» PROBLEM DETAILS
Write out the entire listing below exactly, with the pictures left out.

========================================

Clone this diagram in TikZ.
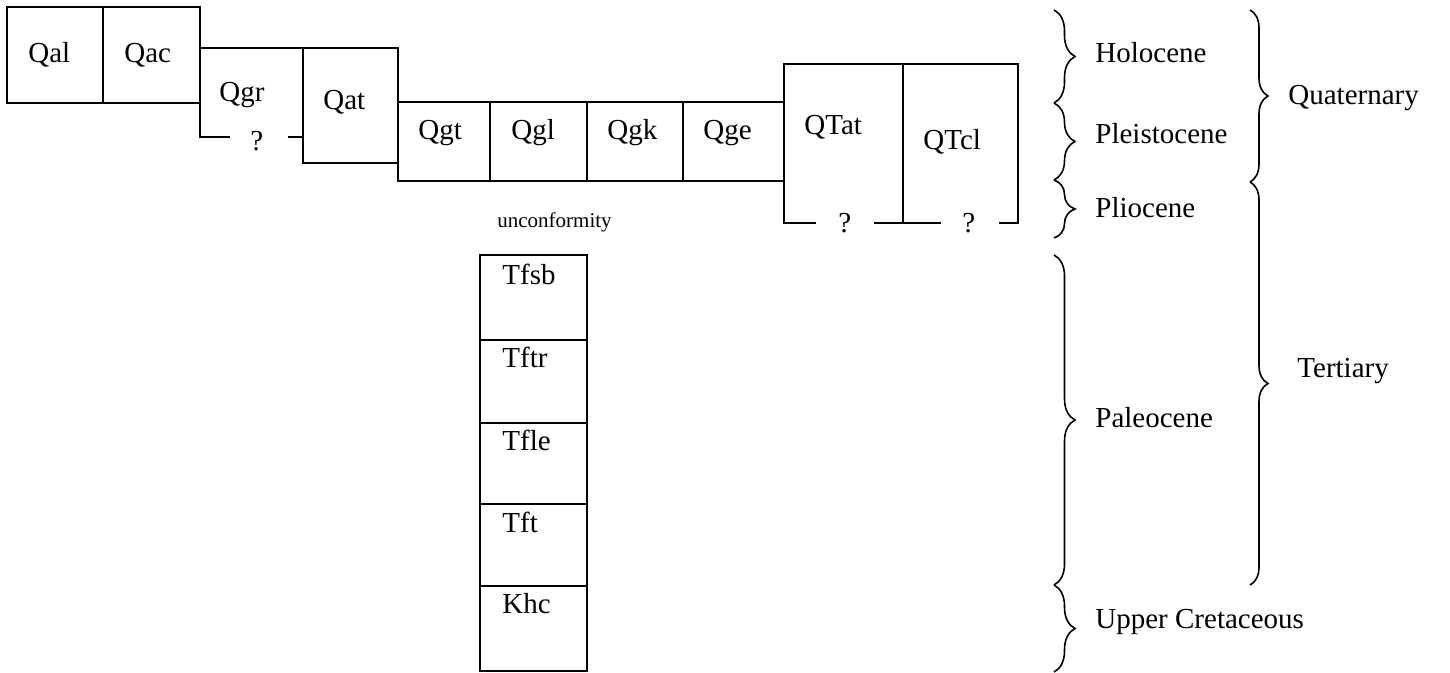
\documentclass[tikz,border=0pt]{standalone}
\usepackage{fontspec}
\setmainfont{Liberation Serif}
\usetikzlibrary{decorations.pathreplacing}
\begin{document}
\begin{tikzpicture}[x=0.5pt,y=-0.5pt,
  unitline/.style={line width=1pt,line cap=rect},
  lbl/.style={anchor=base west,inner sep=0pt,font=\fontsize{14.5}{17}\selectfont},
  small/.style={anchor=base west,inner sep=0pt,font=\fontsize{10.5}{12}\selectfont},
  brc/.style={line width=0.8pt,decorate,decoration={brace,amplitude=10.5pt,aspect=0.5}},
  brcb/.style={line width=0.8pt,decorate,decoration={brace,amplitude=9pt,aspect=0.5}}]
\useasboundingbox (0,0) rectangle (1450,673);
% top row boxes
\draw[unitline] (7,7) rectangle (103,103);
\draw[unitline] (103,7) rectangle (200,103);
\draw[unitline] (200,48) -- (303,48);
\draw[unitline] (200,103) -- (200,137) -- (229,137);
\draw[unitline] (289,137) -- (303,137);
\draw[unitline] (303,48) rectangle (398,163);
\draw[unitline] (398,163) -- (398,181);
\draw[unitline] (398,102) rectangle (784,181);
\foreach \xx in {490,587,683} \draw[unitline] (\xx,102) -- (\xx,181);
\draw[unitline] (815,223) -- (784,223) -- (784,64) -- (1018,64) -- (1018,223) -- (1000,223);
\draw[unitline] (875,223) -- (940,223);
\draw[unitline] (903,64) -- (903,223);
% stack
\draw[unitline] (480,255) rectangle (587,671);
\foreach \yy in {340,423,504,586} \draw[unitline] (480,\yy) -- (587,\yy);
% labels
\node[lbl] (qal) at (28,63) {Qal};
\node[lbl] (qac) at (124,63) {Qac};
\node[lbl] (qgr) at (219,102) {Qgr};
\node[lbl] (qgrq) at (250,151) {?};
\node[lbl] (qat) at (323,110) {Qat};
\node[lbl] (qgt) at (418,140) {Qgt};
\node[lbl] (qgl) at (511,140) {Qgl};
\node[lbl] (qgk) at (607,140) {Qgk};
\node[lbl] (qge) at (703,140) {Qge};
\node[lbl] (qtat) at (804,135) {QTat};
\node[lbl] (qtcl) at (923,150) {QTcl};
\node[lbl] (qtatq) at (838,233) {?};
\node[lbl] (qtclq) at (962,233) {?};
\node[small] (unc) at (497,228) {unconformity};
\node[lbl] (tfsb) at (502,285) {Tfsb};
\node[lbl] (tftr) at (502,368) {Tftr};
\node[lbl] (tfle) at (502,450) {Tfle};
\node[lbl] (tft) at (502,532) {Tft};
\node[lbl] (khc) at (502,613) {Khc};
% braces
\draw[brc] (1054,10) -- (1054,103);
\draw[brc] (1054,103) -- (1054,180);
\draw[brc] (1054,180) -- (1054,238);
\draw[brc] (1054,255) -- (1054,585);
\draw[brc] (1054,585) -- (1054,672);
\draw[brcb] (1250,10) -- (1250,182);
\draw[brcb] (1250,182) -- (1250,585);
\node[lbl] (holo) at (1095,63) {Holocene};
\node[lbl] (pleis) at (1095,144) {Pleistocene};
\node[lbl] (plio) at (1095,218) {Pliocene};
\node[lbl] (paleo) at (1095,428) {Paleocene};
\node[lbl] (ucret) at (1095,628) {Upper Cretaceous};
\node[lbl] (quat) at (1288,105) {Quaternary};
\node[lbl] (tert) at (1297,378) {Tertiary};
\end{tikzpicture}
\end{document}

========================================

» SOLUTION TO THE EXERCISE
Clone this diagram in TikZ.
\documentclass[tikz,border=0pt]{standalone}
\usepackage{fontspec}
\setmainfont{Liberation Serif}
\usetikzlibrary{decorations.pathreplacing}
\begin{document}
\begin{tikzpicture}[x=0.5pt,y=-0.5pt,
  unitline/.style={line width=1pt,line cap=rect},
  lbl/.style={anchor=base west,inner sep=0pt,font=\fontsize{14.5}{17}\selectfont},
  small/.style={anchor=base west,inner sep=0pt,font=\fontsize{10.5}{12}\selectfont},
  brc/.style={line width=0.8pt,decorate,decoration={brace,amplitude=10.5pt,aspect=0.5}},
  brcb/.style={line width=0.8pt,decorate,decoration={brace,amplitude=9pt,aspect=0.5}}]
\useasboundingbox (0,0) rectangle (1450,673);
% top row boxes
\draw[unitline] (7,7) rectangle (103,103);
\draw[unitline] (103,7) rectangle (200,103);
\draw[unitline] (200,48) -- (303,48);
\draw[unitline] (200,103) -- (200,137) -- (229,137);
\draw[unitline] (289,137) -- (303,137);
\draw[unitline] (303,48) rectangle (398,163);
\draw[unitline] (398,163) -- (398,181);
\draw[unitline] (398,102) rectangle (784,181);
\foreach \xx in {490,587,683} \draw[unitline] (\xx,102) -- (\xx,181);
\draw[unitline] (815,223) -- (784,223) -- (784,64) -- (1018,64) -- (1018,223) -- (1000,223);
\draw[unitline] (875,223) -- (940,223);
\draw[unitline] (903,64) -- (903,223);
% stack
\draw[unitline] (480,255) rectangle (587,671);
\foreach \yy in {340,423,504,586} \draw[unitline] (480,\yy) -- (587,\yy);
% labels
\node[lbl] (qal) at (28,63) {Qal};
\node[lbl] (qac) at (124,63) {Qac};
\node[lbl] (qgr) at (219,102) {Qgr};
\node[lbl] (qgrq) at (250,151) {?};
\node[lbl] (qat) at (323,110) {Qat};
\node[lbl] (qgt) at (418,140) {Qgt};
\node[lbl] (qgl) at (511,140) {Qgl};
\node[lbl] (qgk) at (607,140) {Qgk};
\node[lbl] (qge) at (703,140) {Qge};
\node[lbl] (qtat) at (804,135) {QTat};
\node[lbl] (qtcl) at (923,150) {QTcl};
\node[lbl] (qtatq) at (838,233) {?};
\node[lbl] (qtclq) at (962,233) {?};
\node[small] (unc) at (497,228) {unconformity};
\node[lbl] (tfsb) at (502,285) {Tfsb};
\node[lbl] (tftr) at (502,368) {Tftr};
\node[lbl] (tfle) at (502,450) {Tfle};
\node[lbl] (tft) at (502,532) {Tft};
\node[lbl] (khc) at (502,613) {Khc};
% braces
\draw[brc] (1054,10) -- (1054,103);
\draw[brc] (1054,103) -- (1054,180);
\draw[brc] (1054,180) -- (1054,238);
\draw[brc] (1054,255) -- (1054,585);
\draw[brc] (1054,585) -- (1054,672);
\draw[brcb] (1250,10) -- (1250,182);
\draw[brcb] (1250,182) -- (1250,585);
\node[lbl] (holo) at (1095,63) {Holocene};
\node[lbl] (pleis) at (1095,144) {Pleistocene};
\node[lbl] (plio) at (1095,218) {Pliocene};
\node[lbl] (paleo) at (1095,428) {Paleocene};
\node[lbl] (ucret) at (1095,628) {Upper Cretaceous};
\node[lbl] (quat) at (1288,105) {Quaternary};
\node[lbl] (tert) at (1297,378) {Tertiary};
\end{tikzpicture}
\end{document}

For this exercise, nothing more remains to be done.